I decided that it would benefit us to process our source encoding into something cleaner for the "original XML" folder, expanding XIncludes and standardizing relative paths to schemas, so I've done that; the standalone is now based off the original folder. Having done that, I'm now back to building the gazetteer XML content, and working on the index of variants to document lists which will be harvested for the variant set at the top of each location page. It's basically working, but I'm still wrestling a bit with problems of whitespace affecting validity. I think I've solved (for the moment at least) the problem of creating a unique id for each variant spelling, based on the spelling itself.
After some thought, I've decided on the following strategy for handling the gazetteer, and implemented some of it:
- We generate TEI files for each of the "letters" of the gazetteer alphabet, giving us a source file for each of those pages. That's working, along with generation of the JSON. These files require specific markup practices which the schema now allows for, and use two new private URI schemes.
- These files are put into the site/xml/original folder.
- They are validated there along with all the others.
- Validation will require some tweaking to the copied originals and these new ones, to do a couple of things: expand the XIncludes, and tweak the schema PIs so that they point to the correct location.
- From these files, we generate another file which contains a list of all the locations, and for each location, a list of the variant spellings, and for each variant, a list of links to the documents that use it.
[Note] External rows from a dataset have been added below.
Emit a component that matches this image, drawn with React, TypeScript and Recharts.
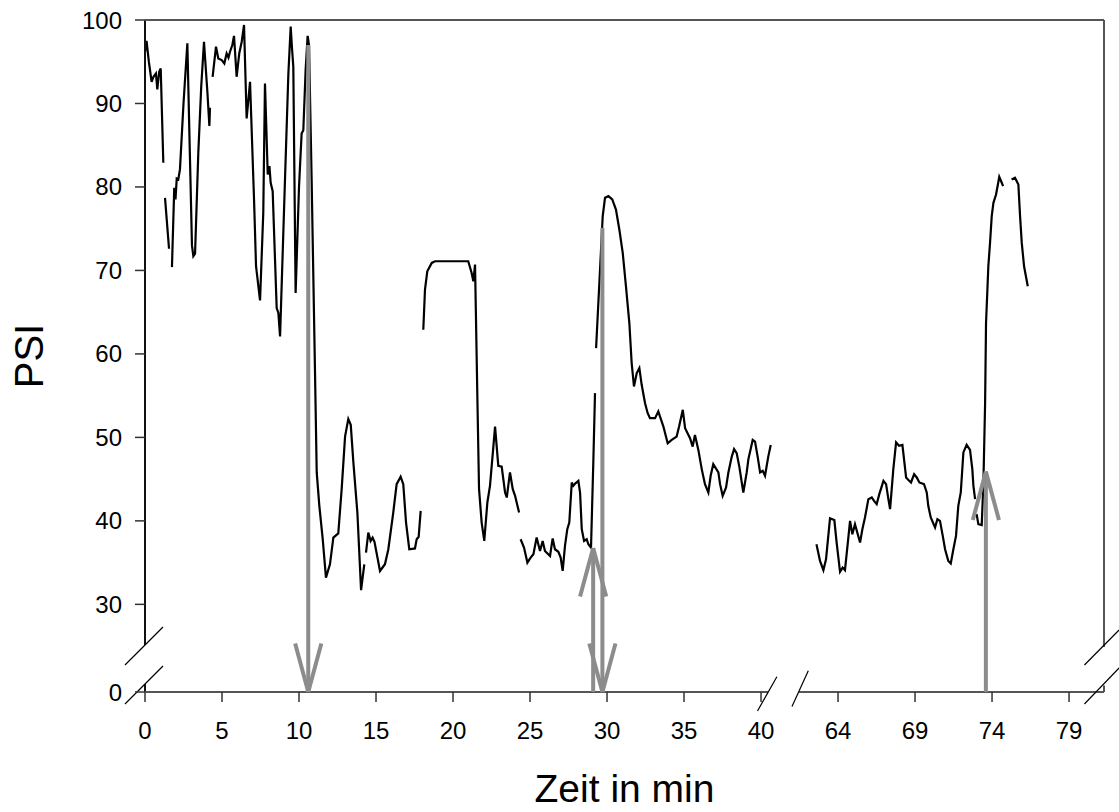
import React from 'react';
import { LineChart, Line, XAxis, YAxis, ReferenceLine } from 'recharts';

// ---- data: time in minutes and PSI value (null = gap in the recording) ----
const minutes: number[] = [
  0.0, 0.1, 0.25, 0.43, 0.55, 0.71, 0.8, 0.92, 1.02, 1.19,
  1.25,
  1.3, 1.56,
  1.65,
  1.75, 1.9, 1.98, 2.06, 2.16, 2.27, 2.5, 2.75, 2.9, 3.05, 3.14, 3.25, 3.46, 3.65, 3.83, 4.05, 4.18, 4.22,
  4.3,
  4.39, 4.61, 4.76, 4.98, 5.15, 5.3, 5.42, 5.52, 5.67, 5.78, 5.95, 6.12, 6.28, 6.43, 6.6, 6.82, 7.08, 7.21, 7.47, 7.68, 7.79, 7.97, 8.08, 8.16, 8.29, 8.55, 8.66, 8.77, 9.09, 9.31, 9.46, 9.55, 9.63, 9.78, 10.0, 10.17, 10.28, 10.43, 10.56, 10.65, 10.82, 11.04, 11.15, 11.32, 11.54, 11.75, 12.01, 12.23, 12.55, 12.77, 12.99, 13.2, 13.36, 13.53, 13.79, 14.03, 14.24,
  14.3,
  14.35, 14.5, 14.65, 14.78, 14.9, 15.26, 15.58, 15.8, 16.12, 16.34, 16.6, 16.77, 16.95, 17.16, 17.53, 17.64, 17.77, 17.9,
  18.0,
  18.07, 18.18, 18.33, 18.62, 18.83, 20.99, 21.21, 21.32, 21.43, 21.58, 21.69, 21.86, 22.03, 22.23, 22.4, 22.62, 22.73, 22.94, 23.16, 23.38, 23.49, 23.7, 23.88, 24.03, 24.29,
  24.34,
  24.39, 24.61, 24.83, 25.04, 25.22, 25.43, 25.65, 25.82, 25.97, 26.3, 26.47, 26.62, 26.84, 26.99, 27.12, 27.27, 27.42, 27.55, 27.71, 27.81, 27.95, 28.14, 28.25, 28.36, 28.51, 28.68, 28.79, 28.96, 29.11, 29.22,
  29.25,
  29.29, 29.59, 29.72, 29.87, 30.09, 30.34, 30.58, 30.8, 31.02, 31.23, 31.45, 31.6, 31.75, 31.93, 32.1, 32.25, 32.47, 32.64, 32.79, 33.12, 33.33, 33.66, 33.94, 34.2, 34.52, 34.68, 34.92, 35.07, 35.39, 35.56, 35.71, 35.93, 36.15, 36.36, 36.58, 36.73, 36.9, 37.23, 37.34, 37.51, 37.73, 37.88, 38.1, 38.25, 38.42, 38.59, 38.85, 39.07, 39.18, 39.46, 39.61, 39.78, 39.94, 40.11, 40.26, 40.47, 40.63,
  50.0,
  62.6, 62.83, 63.05, 63.22, 63.48, 63.76, 63.91, 64.13, 64.3, 64.45, 64.67, 64.78, 64.93, 65.1, 65.43, 65.58, 65.75, 65.97, 66.19, 66.34, 66.51, 66.68, 66.95, 67.12, 67.27, 67.38, 67.59, 67.77, 67.96, 68.18, 68.42, 68.57, 68.74, 68.94, 69.11, 69.28, 69.58, 69.76, 69.86, 70.02, 70.3, 70.45, 70.62, 70.8, 70.95, 71.16, 71.32, 71.49, 71.66, 71.81, 71.97, 72.14, 72.35, 72.57, 72.72, 72.79, 72.9,
  72.95,
  73.0, 73.11, 73.33, 73.44, 73.55, 73.61, 73.69, 73.76, 73.87, 73.98, 74.09, 74.26, 74.47, 74.63, 74.72,
  75.0,
  75.27, 75.49, 75.71, 75.82, 75.93, 76.08, 76.32,
];

const psi: (number | null)[] = [
  96.2, 97.5, 95.0, 92.6, 93.2, 93.6, 91.7, 93.8, 94.2, 82.9,
  null,
  78.7, 72.6,
  null,
  70.4, 79.9, 78.5, 81.0, 80.9, 82.1, 90.0, 97.2, 85.0, 73.0, 71.7, 72.0, 84.0, 92.0, 97.4, 91.4, 87.3, 89.5,
  null,
  93.2, 96.8, 95.4, 95.2, 94.8, 96.0, 95.5, 96.2, 97.0, 98.1, 93.2, 96.0, 97.4, 99.4, 88.2, 92.6, 78.5, 70.5, 66.4, 76.9, 92.4, 81.5, 82.5, 80.5, 79.5, 65.5, 64.9, 62.1, 80.9, 93.6, 99.2, 96.5, 94.4, 67.3, 80.0, 86.4, 86.8, 94.0, 98.1, 97.0, 80.9, 57.7, 45.8, 41.8, 37.8, 33.2, 34.8, 38.0, 38.5, 43.8, 50.1, 52.2, 51.5, 47.0, 41.0, 31.7, 34.8,
  null,
  36.2, 38.6, 37.6, 38.0, 37.5, 34.0, 34.8, 36.6, 41.0, 44.4, 45.3, 44.4, 39.8, 36.6, 36.7, 37.8, 38.1, 41.2,
  null,
  62.9, 67.7, 69.9, 70.9, 71.1, 71.1, 69.7, 68.7, 70.7, 54.9, 43.8, 39.8, 37.6, 42.2, 44.2, 48.9, 51.3, 46.6, 46.5, 43.4, 42.8, 45.8, 43.8, 43.0, 41.0,
  null,
  37.8, 36.8, 35.0, 35.6, 36.0, 38.0, 36.4, 37.6, 36.4, 35.8, 37.9, 36.6, 36.3, 35.6, 34.0, 37.0, 39.0, 39.8, 44.6, 44.2, 44.5, 44.8, 43.4, 39.0, 37.6, 37.8, 37.2, 36.8, 47.0, 55.3,
  null,
  60.7, 71.7, 76.5, 78.7, 78.9, 78.5, 77.3, 74.9, 72.1, 68.1, 63.7, 58.9, 56.1, 57.7, 58.3, 56.3, 54.1, 52.9, 52.3, 52.3, 53.1, 51.3, 49.3, 49.7, 50.1, 51.3, 53.3, 51.1, 49.9, 48.9, 50.3, 48.5, 46.2, 44.4, 43.4, 45.4, 46.8, 45.8, 44.4, 43.0, 44.0, 45.8, 47.7, 48.6, 48.1, 46.5, 43.4, 45.8, 47.4, 49.7, 49.5, 47.7, 45.8, 46.0, 45.4, 47.7, 49.1,
  null,
  37.2, 35.2, 34.1, 35.4, 40.3, 40.1, 37.4, 33.9, 34.4, 34.1, 38.0, 40.0, 38.4, 39.6, 37.4, 39.0, 40.4, 42.6, 42.8, 42.4, 42.0, 43.2, 44.8, 44.4, 42.6, 41.4, 46.2, 49.4, 49.0, 49.1, 45.2, 44.9, 44.6, 45.6, 45.2, 44.6, 44.4, 43.4, 41.8, 40.4, 39.2, 40.2, 40.0, 38.2, 36.6, 35.2, 34.9, 36.6, 38.2, 41.8, 43.4, 48.2, 49.1, 48.5, 46.2, 44.2, 42.6,
  null,
  40.8, 39.6, 39.5, 44.6, 54.1, 63.7, 67.3, 70.5, 73.3, 76.5, 78.1, 79.1, 81.2, 80.5, 80.1,
  null,
  80.9, 81.1, 80.3, 76.5, 73.3, 70.5, 68.1,
];

// tick positions on the broken axes and their labels
const xTickPositions = [0, 5, 10, 15, 20, 25, 30, 35, 40, 45, 50, 55, 60];
const xTickLabels = ['0', '5', '10', '15', '20', '25', '30', '35', '40', '64', '69', '74', '79'];
const yTickPositions = [19.5, 30, 40, 50, 60, 70, 80, 90, 100];
const yTickLabels = ['0', '30', '40', '50', '60', '70', '80', '90', '100'];

// arrows: minute, start PSI, end PSI (arrow head at the end)
const arrowMinutes = [10.6, 29.1, 29.7, 73.6];
const arrowFrom = [97.0, 0, 75.1, 0];
const arrowTo = [0, 36.75, 0, 45.9];

// ---- broken-axis mapping ----
const X_SKIP = 19; // minutes 41..59 are cut out of the time axis
const toPosX = (t: number) => (t >= 60 ? t - X_SKIP : t);
const Y_ZERO_POS = 19.5; // "0" sits below the break of the PSI axis
const toPosY = (v: number) => (v === 0 ? Y_ZERO_POS : v);

const X_END = 62.27;
const Y_TOP = 100;

const rows = minutes.map((t, i) => ({ pos: toPosX(t), psi: psi[i] }));

const FONT = '"Liberation Sans", Arial, Helvetica, sans-serif';
const ARROW_COLOR = '#8c8c8c';
const FRAME_COLOR = '#555555';
const HEAD_DX = 0.85;
const HEAD_DY = 5.8;

type Seg = { a: [number, number]; b: [number, number]; color: string; w: number };

const frame: Seg[] = [
  // left axis with break
  { a: [0, Y_TOP], b: [0, 25.13], color: '#111111', w: 2 },
  { a: [0, 20.46], b: [0, Y_ZERO_POS], color: '#111111', w: 2 },
  // top border
  { a: [0, Y_TOP], b: [X_END, Y_TOP], color: FRAME_COLOR, w: 2 },
  // right border with break
  { a: [X_END, Y_TOP], b: [X_END, 24.89], color: FRAME_COLOR, w: 2 },
  { a: [X_END, 20.28], b: [X_END, Y_ZERO_POS], color: FRAME_COLOR, w: 2 },
  // bottom axis with break
  { a: [0, Y_ZERO_POS], b: [40.45, Y_ZERO_POS], color: FRAME_COLOR, w: 2 },
  { a: [42.47, Y_ZERO_POS], b: [X_END, Y_ZERO_POS], color: FRAME_COLOR, w: 2 },
  // break marks
  { a: [-1.3, 22.74], b: [1.17, 27.29], color: '#000000', w: 1.2 },
  { a: [-1.3, 18.06], b: [1.17, 22.62], color: '#000000', w: 1.2 },
  { a: [61.0, 22.74], b: [63.25, 26.93], color: '#000000', w: 1.2 },
  { a: [61.0, 18.06], b: [63.25, 22.38], color: '#000000', w: 1.2 },
  { a: [39.77, 17.23], b: [41.03, 21.33], color: '#000000', w: 1.2 },
  { a: [42.01, 17.77], b: [43.07, 22.05], color: '#000000', w: 1.2 },
];

const arrowSegs: Seg[] = arrowMinutes.flatMap((m, i) => {
  const x = toPosX(m);
  const y0 = toPosY(arrowFrom[i]);
  const y1 = toPosY(arrowTo[i]);
  const dir = y1 > y0 ? 1 : -1;
  const armY = y1 - dir * HEAD_DY;
  return [
    { a: [x, y0], b: [x, y1], color: ARROW_COLOR, w: 4 } as Seg,
    { a: [x - HEAD_DX, armY], b: [x, y1], color: ARROW_COLOR, w: 4 } as Seg,
    { a: [x + HEAD_DX, armY], b: [x, y1], color: ARROW_COLOR, w: 4 } as Seg,
  ];
});

const renderSeg = (s: Seg, key: string) => (
  <ReferenceLine
    key={key}
    segment={[{ x: s.a[0], y: s.a[1] }, { x: s.b[0], y: s.b[1] }]}
    stroke={s.color}
    strokeWidth={s.w}
    ifOverflow="visible"
    strokeLinecap="butt"
  />
);

const YTitle = (props: any) => {
  const vb = props && props.viewBox;
  const cy = vb && typeof vb.y === 'number' ? vb.y + vb.height / 2 : 356;
  const cx = 43;
  return (
    <text
      x={cx}
      y={cy}
      transform={`rotate(-90 ${cx} ${cy})`}
      textAnchor="middle"
      fontSize={40}
      fontFamily={FONT}
      fill="#000"
    >
      PSI
    </text>
  );
};

const XTitle = (props: any) => {
  const vb = props && props.viewBox;
  const cx = vb && typeof vb.x === 'number' ? vb.x + vb.width / 2 : 624.5;
  return (
    <text x={cx} y={802} textAnchor="middle" fontSize={39} fontFamily={FONT} fill="#000">
      Zeit in min
    </text>
  );
};

export default function App() {
  return (
    <div style={{ position: 'absolute', left: 0, top: 0, width: 1119, height: 812, background: '#fff' }}>
      <LineChart
        width={1119}
        height={812}
        data={rows}
        margin={{ top: 20, right: 15, bottom: 90, left: 85 }}
      >
        <XAxis
          type="number"
          dataKey="pos"
          domain={[0, X_END]}
          ticks={xTickPositions}
          interval={0}
          allowDataOverflow
          axisLine={false}
          tickSize={10}
          tickMargin={20}
          height={30}
          tickLine={{ stroke: '#333', strokeWidth: 1.5 }}
          tick={{ fill: '#000', fontSize: 24, fontFamily: FONT }}
          tickFormatter={(v: number) => xTickLabels[xTickPositions.indexOf(v)] ?? String(v)}
          label={(p: any) => <XTitle {...p} />}
        />
        <YAxis
          type="number"
          domain={[Y_ZERO_POS, Y_TOP]}
          ticks={yTickPositions}
          interval={0}
          allowDataOverflow
          axisLine={false}
          tickSize={10}
          tickMargin={13}
          width={60}
          tickLine={{ stroke: '#333', strokeWidth: 1.5 }}
          tick={{ fill: '#000', fontSize: 24, fontFamily: FONT }}
          tickFormatter={(v: number) => yTickLabels[yTickPositions.indexOf(v)] ?? String(v)}
          label={(p: any) => <YTitle {...p} />}
        />
        <Line
          type="linear"
          dataKey="psi"
          stroke="#000"
          strokeWidth={2.2}
          dot={false}
          activeDot={false}
          connectNulls={false}
          isAnimationActive={false}
        />
        {frame.map((s, i) => renderSeg(s, `f${i}`))}
        {arrowSegs.map((s, i) => renderSeg(s, `a${i}`))}
      </LineChart>
    </div>
  );
}
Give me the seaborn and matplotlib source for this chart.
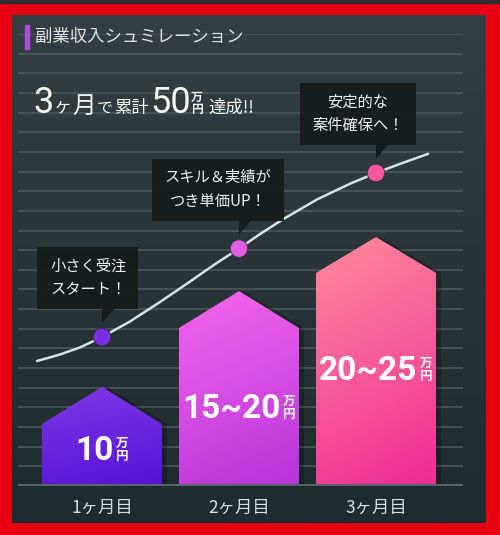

This will be used as the basis for providing the variant spelling collection at the head of each location file, along with appendix items which can be turned into popups showing links to all the documents.
- Gazetteer XHTML5 pages will be generated in the normal way from the "original" source files, once those have been converted to standalones. This will require addition of specific templates to match the tabular encoding and particular URI schemes (molagas: and molvariant:) which I've introduced as part of this construction.